Human generated answers on SO have the same problem; they frequently are persuasively, confidently written and wrong. Isn’t that what comments, voting, etc., exists to help sort out?


If you read the post about it, the issue is the ease with which an AI can be abused to write up a few thousand confidently incorrect posts.

The problem exists on both ends but there's a rough limit to the amount of people-hours dedicated to writing confidently incorrect answers on SO, whereas someone could task a machine to pump out answers 24/7 and inundate the site quickly.


> there's a rough limit to the amount of people-hours dedicated to writing confidently incorrect answers

A personal limit, sure. But in aggregate they add up.


How will they know? I don't think they'll be able to enforce this except the most obvious cases (where answers are posted by bots without any human review). Cat's out of the bag.


Stack Overflow can firstly warn users that using machine generated text will get you banned.

SO can train a model to detect GPT3 output from different models, and then run it over all recently submitted questions and answers.

https://huggingface.co/openai-detector is already fairly good at detecting ChatGPT generated text: so far my experience is that it says it is fake then it is fake, but it can be fooled into thinking generated text is “real”.

Although perhaps a little unfair on those people using GPT to tidy up their spelling and grammar.


A text written by a human but tidied up with GPT is not detected as GPT generated text. I've tested this extensively with large volumes of human written text.


It’d be neat if chatgpt encoded a signature via steganography of some sort, sort of like a watermark



I wonder how soon well be able to make a fingerprint of a running computer system in a way that an answer can be automatically tested against a [sanitised] virtualized machine?

Within a limited domain, like Ubuntu installs, this seems doable -- though maybe in a future of essentially unlimited bandwidth and storage we can just upload a virtualized version of our computers.

Like, here's my computer, my Chat AI keeps swearing at me, how do I fix it. Then solutions posted on StackOverflew can be interpreted and tested by an AI against the virtualized copy of the machine.

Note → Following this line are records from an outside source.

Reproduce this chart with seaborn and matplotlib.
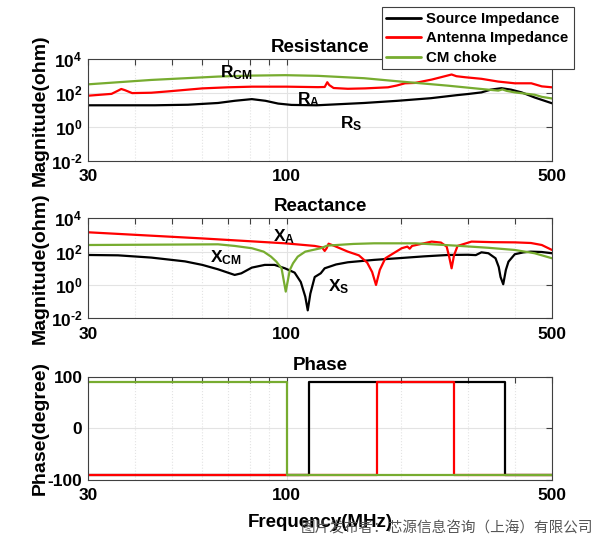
import matplotlib
matplotlib.use('Agg')
import matplotlib.pyplot as plt
import seaborn as sns
from matplotlib.lines import Line2D
from matplotlib.ticker import FixedLocator, NullFormatter, NullLocator

# ---- data (frequency in MHz) ----
# Resistance
rs_f = [30, 45, 55, 66, 73, 81, 88, 95, 103, 120, 160, 196, 240, 280, 300, 326, 345, 368, 390, 416, 450, 500]
rs_v = [19, 19, 20.5, 26, 35, 44, 35, 24, 20, 19, 26, 35, 50, 75, 88, 110, 160, 195, 160, 110, 55, 25]

ra_f = [30, 34.6, 36, 36.7, 37.5, 39.2, 44, 48.7, 55, 60, 70, 81, 100, 121, 126, 128, 129.5, 133, 145, 161,
        185, 195, 205, 218, 241, 255, 272, 280, 295, 326, 361, 399, 441, 470, 500]
ra_v = [70, 90, 140, 175, 150, 100, 105, 126, 160, 190, 220, 240, 240, 225, 230, 440, 300, 200, 180, 190,
        220, 280, 380, 400, 630, 870, 1260, 1000, 870, 700, 480, 380, 380, 250, 220]

rcm_f = [30, 44, 66, 80, 99, 121, 160, 196, 266, 330, 361, 370, 380, 399, 450, 470, 500]
rcm_v = [330, 600, 950, 1080, 1150, 1050, 760, 500, 275, 170, 140, 165, 135, 110, 80, 60, 48]

# Reactance
xs_f = [30, 36, 44, 54, 60, 66, 73, 76, 81, 87.6, 93, 99, 105, 109, 112, 113.7, 115.5, 118.6, 123, 126, 135,
        145, 170, 196, 230, 266, 300, 315, 326, 340, 355, 362, 366, 372, 378, 384, 399, 420, 440, 470, 500]
xs_v = [63, 60, 44, 26, 16, 8.7, 4, 5, 11, 16, 16, 10, 5.5, 1.5, 0.2, 0.03, 0.3, 3, 5, 10, 17,
        23, 32, 40, 52, 63, 65, 62, 91, 80, 40, 12, 3, 1.1, 8, 25, 70, 90, 100, 95, 80]

xa_f = [30, 60, 99, 118.6, 124, 126, 127.5, 129, 133, 145, 155, 163, 168, 172, 176, 182, 201, 208, 211, 214,
        241, 255, 264, 268, 272, 276, 282, 307, 350, 399, 440, 470, 500]
xa_v = [1450, 620, 316, 220, 180, 110, 160, 300, 230, 100, 60, 22, 6, 1, 8, 40, 160, 200, 150, 220,
        400, 350, 200, 50, 10, 60, 220, 400, 370, 360, 330, 250, 126]

xcm_f = [30, 50, 66, 73, 81, 87, 91, 94, 97, 99.5, 102, 104, 107, 112, 123, 128, 150, 170, 218, 278, 340,
         399, 450, 500]
xcm_v = [250, 265, 275, 220, 160, 100, 50, 25, 10, 0.4, 8, 20, 50, 100, 160, 230, 290, 316, 316, 230, 170,
         126, 80, 40]

# Phase
ps_f = [30, 114.6, 114.6, 376, 376, 500]
ps_v = [-90, -90, 90, 90, -90, -90]
pa_f = [30, 173, 173, 276, 276, 500]
pa_v = [-90, -90, 90, 90, -90, -90]
pcm_f = [30, 100, 100, 500]
pcm_v = [90, 90, -90, -90]

labels = ['Source Impedance', 'Antenna Impedance', 'CM choke']
colors = ['black', '#ff0000', '#77ac30']

sns.set_theme(style='white')
plt.rcParams['font.family'] = ['Liberation Sans', 'DejaVu Sans']
plt.rcParams['font.weight'] = 'bold'
plt.rcParams['mathtext.fontset'] = 'custom'
plt.rcParams['mathtext.bf'] = 'Liberation Sans:bold'
plt.rcParams['mathtext.rm'] = 'Liberation Sans:bold'
plt.rcParams['mathtext.it'] = 'Liberation Sans:bold'
plt.rcParams['mathtext.default'] = 'bf'
for k in ['text.color', 'axes.labelcolor', 'axes.titlecolor', 'xtick.labelcolor', 'ytick.labelcolor']:
    plt.rcParams[k] = 'black'

fig = plt.figure(figsize=(6, 5.44), dpi=100)
ax1 = fig.add_axes([0.1467, 0.7046, 0.7733, 0.1864])
ax2 = fig.add_axes([0.1467, 0.4149, 0.7733, 0.1838])
ax3 = fig.add_axes([0.1467, 0.1176, 0.7733, 0.1899])

edge = '#404040'
lw = 1.6


def style(ax):
    ax.set_xscale('log')
    ax.set_xlim(30, 500)
    ax.xaxis.set_major_locator(FixedLocator([30, 100, 500]))
    ax.xaxis.set_minor_locator(FixedLocator([40, 50, 60, 70, 80, 90, 200, 300, 400]))
    ax.xaxis.set_minor_formatter(NullFormatter())
    ax.set_xticklabels(['30', '100', '500'])
    ax.tick_params(which='both', direction='in', top=True, right=True, length=4, width=0.8,
                   color=edge, labelsize=12.5, labelcolor='black')
    ax.tick_params(axis='x', pad=6)
    ax.tick_params(axis='y', pad=4)
    ax.grid(which='major', color='#e3e3e3', lw=0.8, ls='-')
    ax.grid(which='minor', axis='x', color='#e3e3e3', lw=0.8, ls=':')
    for s in ax.spines.values():
        s.set_color(edge)
        s.set_linewidth(0.8)
    ax.set_xlabel('')


def mag_axis(ax):
    ax.set_yscale('log')
    ax.set_ylim(1e-2, 1e4)
    ax.yaxis.set_major_locator(FixedLocator([1e-2, 1, 1e2, 1e4]))
    ax.yaxis.set_minor_locator(NullLocator())
    ax.set_yticklabels([r'$\mathbf{10^{\text{-}2}}$', r'$\mathbf{10^{0}}$', r'$\mathbf{10^{2}}$',
                        r'$\mathbf{10^{4}}$'], fontsize=12.5)
    ax.set_ylabel('Magnitude(ohm)', fontsize=14, fontweight='bold')
    ax.yaxis.set_label_coords(-0.085, 0.5)


panels = [
    (ax1, [(rs_f, rs_v), (ra_f, ra_v), (rcm_f, rcm_v)]),
    (ax2, [(xs_f, xs_v), (xa_f, xa_v), (xcm_f, xcm_v)]),
    (ax3, [(ps_f, ps_v), (pa_f, pa_v), (pcm_f, pcm_v)]),
]
for ax, series in panels:
    for (f, v), c in zip(series, colors):
        sns.lineplot(x=f, y=v, ax=ax, color=c, lw=lw, estimator=None, sort=False, legend=False)

for ax in (ax1, ax2, ax3):
    style(ax)
mag_axis(ax1)
mag_axis(ax2)

ax3.set_ylim(-100, 100)
ax3.yaxis.set_major_locator(FixedLocator([-100, 0, 100]))
ax3.yaxis.set_minor_locator(NullLocator())
ax3.set_yticklabels(['-100', '0', '100'])
ax3.set_ylabel('Phase(degree)', fontsize=14, fontweight='bold')
ax3.yaxis.set_label_coords(-0.085, 0.5)
ax3.set_xlabel('Frequency(MHz)', fontsize=13.5, fontweight='bold')
ax3.xaxis.set_label_coords(0.5, -0.33)

ax1.set_title('Resistance', fontsize=13.5, fontweight='bold', pad=5)
ax2.set_title('Reactance', fontsize=13.5, fontweight='bold', pad=5)
ax3.set_title('Phase', fontsize=13.5, fontweight='bold', pad=5)

# curve labels
ann = dict(fontsize=12.5, va='center', ha='left')
ax1.text(0.284, 0.87, r'$\mathbf{R_{CM}}$', transform=ax1.transAxes, **ann)
ax1.text(0.450, 0.60, r'$\mathbf{R_{A}}$', transform=ax1.transAxes, **ann)
ax1.text(0.543, 0.365, r'$\mathbf{R_{S}}$', transform=ax1.transAxes, **ann)
ax2.text(0.399, 0.815, r'$\mathbf{X_{A}}$', transform=ax2.transAxes, **ann)
ax2.text(0.263, 0.605, r'$\mathbf{X_{CM}}$', transform=ax2.transAxes, **ann)
ax2.text(0.517, 0.315, r'$\mathbf{X_{S}}$', transform=ax2.transAxes, **ann)

handles = [Line2D([0], [0], color=c, lw=2) for c in colors]
leg = fig.legend(handles, labels, loc='upper left',
                 bbox_to_anchor=(381.7 / 600, 1 - 71.7 / 544, 192.3 / 600, 64.4 / 544), mode='expand',
                 prop={'weight': 'bold', 'size': 10.8}, frameon=True, fancybox=False, framealpha=1,
                 edgecolor=edge, borderpad=0.3, handlelength=2.3, handletextpad=0.35,
                 labelspacing=0.37, borderaxespad=0)
leg.get_frame().set_linewidth(0.8)

fig.text(593 / 600, 1 - 528 / 544, '图片发布者：芯源信息咨询（上海）有限公司', ha='right', va='center',
         fontsize=10.5, color='#555555', fontweight='normal',
         family=['Noto Sans CJK SC', 'DejaVu Sans'])

fig.savefig('out.png', dpi=100)
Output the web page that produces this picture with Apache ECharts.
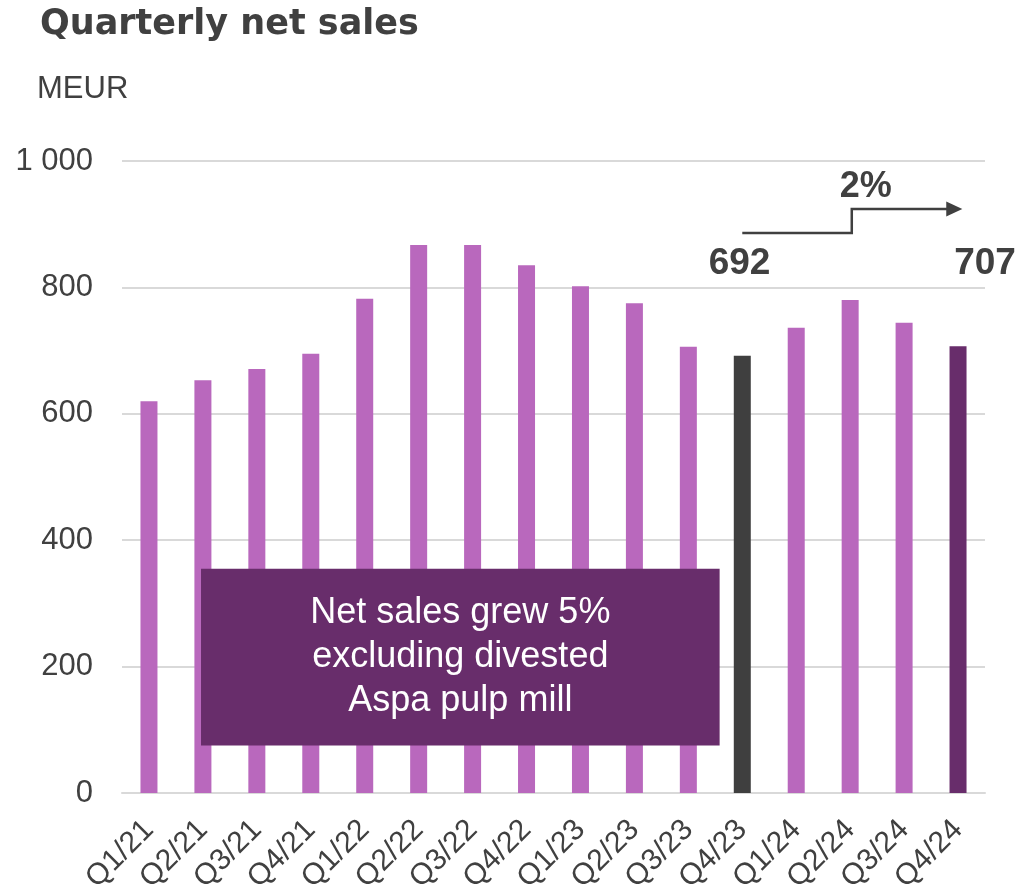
<!DOCTYPE html>
<html>
<head>
<meta charset="utf-8">
<style>
  html, body { margin: 0; padding: 0; background: #ffffff; }
  #chart { width: 1019px; height: 895px; }
</style>
<script src="https://cdn.jsdelivr.net/npm/echarts@6/dist/echarts.min.js"></script>
</head>
<body>
<div id="chart"></div>
<script>
// Quarterly net sales, MEUR
const quarters = ['Q1/21','Q2/21','Q3/21','Q4/21','Q1/22','Q2/22','Q3/22','Q4/22',
                  'Q1/23','Q2/23','Q3/23','Q4/23','Q1/24','Q2/24','Q3/24','Q4/24'];
const netSales = [620, 653, 671, 695, 782, 867, 867, 835, 802, 775, 706, 692, 736, 780, 744, 707];
const yTicks = [0, 200, 400, 600, 800, 1000];

const comparedIndex = 11;   // Q4/23
const currentIndex = 15;    // Q4/24
const growthLabel = '2%';
const noteLines = ['Net sales grew 5%', 'excluding divested', 'Aspa pulp mill'];

const BAR = '#b968bd';
const PREV = '#3f3f3f';
const CURR = '#682d6b';
const TEXT = '#404040';
const FONT = '"Liberation Sans", Arial, sans-serif';

const chart = echarts.init(document.getElementById('chart'));

const barData = netSales.map((v, i) => ({
  value: v,
  itemStyle: { color: i === comparedIndex ? PREV : (i === currentIndex ? CURR : BAR) }
}));

chart.setOption({
  animation: false,
  backgroundColor: '#ffffff',
  textStyle: { fontFamily: FONT },
  title: [
    { text: 'Quarterly net sales', left: 35, top: 2,
      textStyle: { fontFamily: '"DejaVu Sans", sans-serif', fontWeight: 'bold', fontSize: 35, color: TEXT } },
    { text: 'MEUR', left: 32, top: 69,
      textStyle: { fontFamily: FONT, fontWeight: 'normal', fontSize: 31, color: TEXT } }
  ],
  grid: { left: 122, right: 34, top: 161, bottom: 102, containLabel: false, outerBoundsMode: 'none' },
  xAxis: {
    type: 'category',
    data: quarters,
    axisLine: { lineStyle: { color: '#d9d9d9', width: 2 } },
    axisTick: { show: false },
    axisLabel: { rotate: 45, fontSize: 30, color: TEXT, margin: 32, interval: 0, fontFamily: FONT }
  },
  yAxis: {
    type: 'value',
    min: yTicks[0],
    max: yTicks[yTicks.length - 1],
    interval: 200,
    axisLine: { show: false },
    axisTick: { show: false },
    splitLine: { lineStyle: { color: '#d9d9d9', width: 2 } },
    axisLabel: {
      fontSize: 31, color: TEXT, margin: 29, fontFamily: FONT,
      formatter: v => String(v).replace(/\B(?=(\d{3})+(?!\d))/g, ' ')
    }
  },
  series: [{
    type: 'bar',
    data: barData,
    barWidth: 17
  }]
});

// Annotations placed in data space
function px(idx, val) {
  const a = chart.convertToPixel({ gridIndex: 0 }, [0, val]);
  const b = chart.convertToPixel({ gridIndex: 0 }, [1, val]);
  const band = b[0] - a[0];
  return [a[0] + idx * band, a[1]];
}

const lowY = 886, highY = 924;
const p0 = px(comparedIndex, lowY);
const p1 = px(13.03, lowY);
const p2 = px(13.03, highY);
const p3 = px(14.8, highY);
const tip = px(15.08, highY);
const boxTL = px(0.965, 355);
const boxBR = px(10.58, 75);
const boxCenter = px((0.965 + 10.58) / 2, 215);
const pctPos = px(13.29, 958);
const prevLbl = px(comparedIndex - 0.05, 837);
const currLbl = px(currentIndex + 0.5, 837);

chart.setOption({
  graphic: [
    {
      type: 'rect',
      shape: { x: boxTL[0], y: boxTL[1], width: boxBR[0] - boxTL[0], height: boxBR[1] - boxTL[1] },
      style: { fill: CURR },
      z: 10
    },
    {
      type: 'text',
      x: boxCenter[0], y: boxCenter[1],
      style: {
        text: noteLines.join('\n'), fill: '#ffffff', font: '36px ' + FONT,
        align: 'center', verticalAlign: 'middle', lineHeight: 44
      },
      z: 11
    },
    {
      type: 'polyline',
      shape: { points: [p0, p1, p2, p3] },
      style: { stroke: TEXT, lineWidth: 2.5, fill: null },
      z: 10
    },
    {
      type: 'polygon',
      shape: { points: [[p3[0] - 1, p3[1] - 7.5], [tip[0], tip[1]], [p3[0] - 1, p3[1] + 7.5]] },
      style: { fill: TEXT },
      z: 10
    },
    {
      type: 'text',
      x: pctPos[0], y: pctPos[1],
      style: { text: growthLabel, fill: TEXT, font: 'bold 36px ' + FONT, align: 'center', verticalAlign: 'middle' },
      z: 10
    },
    {
      type: 'text',
      x: prevLbl[0], y: prevLbl[1],
      style: { text: String(netSales[comparedIndex]), fill: TEXT, font: 'bold 37px ' + FONT, align: 'center', verticalAlign: 'middle' },
      z: 10
    },
    {
      type: 'text',
      x: currLbl[0], y: currLbl[1],
      style: { text: String(netSales[currentIndex]), fill: TEXT, font: 'bold 37px ' + FONT, align: 'center', verticalAlign: 'middle' },
      z: 10
    }
  ]
});
</script>
</body>
</html>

I started using AI to write unit tests for me and it gives better results for writing unit tests than code, because it's simpler.

I believe it will be getting better together with TDD.


When asking ChatGPT yourself, I presume most of us would be aware that its answers could be wildly wrong. Given that we know this and it's in the front of our mind when asking ChatGPT, I think it has the potential to be very useful.

Putting those answers on Stack Overflow is perhaps concerning for the reasons outlined in that link, in a way that it isn't when we deliberately ask ChatGPT ourselves.


Isn't the main issue attribution? I mean you've got guys who put in hours a week over years to get rep and demonstrate their knowledge base then some script kiddy blows them out of the water. I'd be kind pissed. I think AI generated answers would be more acceptable if they were attributed to AI.